Employers may lawfully permanently replace employees participating in an economic strike (as opposed to an unfair labor practice strike) under the NLRA. This new New Jersey law, however, negates this powerful weapon and penalizes employers for doing so. Further, unless striking employees are specifically notified in writing that they can return to their former positions at the conclusion of the strike, employees hired during a strike will be presumed to be permanent replacements. Further, if the employer does not allow striking employees to return to work, the employees will be entitled to collect unemployment compensation benefits retroactive to the first day of the strike (the 30-day waiting period would not apply), and the employer would be fined $750 per employee per week, payable to the unemployment compensation fund administered by the state.

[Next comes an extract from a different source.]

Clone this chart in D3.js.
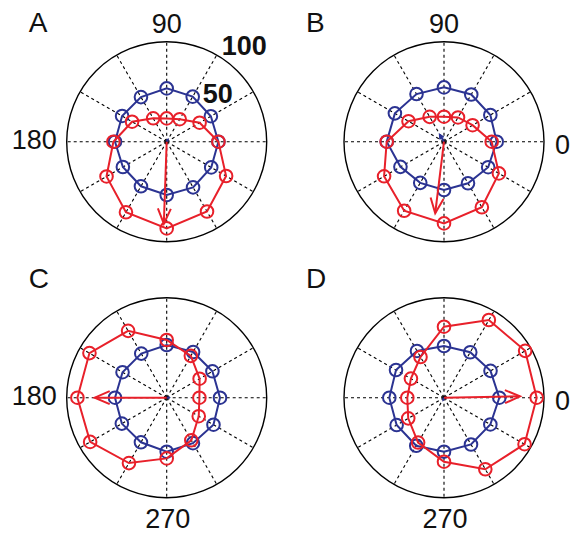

The new New Jersey law is similar to a New York law, which has been in effect since July 2010. Under the New York law, employees are entitled to unemployment benefits if a strike lasts for at least 49 days, or sooner if there is a lockout by the employer, permanent replacement workers are hired or the strike ends and employees are still unemployed. The New York law provides for the same presumption of permanency for employees hired during a strike (unless there is clear written communication to striking employees that their job remains open upon the conclusion of the strike) and the $750 per employee per week penalty to employers that refuse to allow employees to return to work after being notified that they would be permitted to do so.
The above developments are not all of the changes that have occurred in the prior year, and there will certainly be more in the coming year.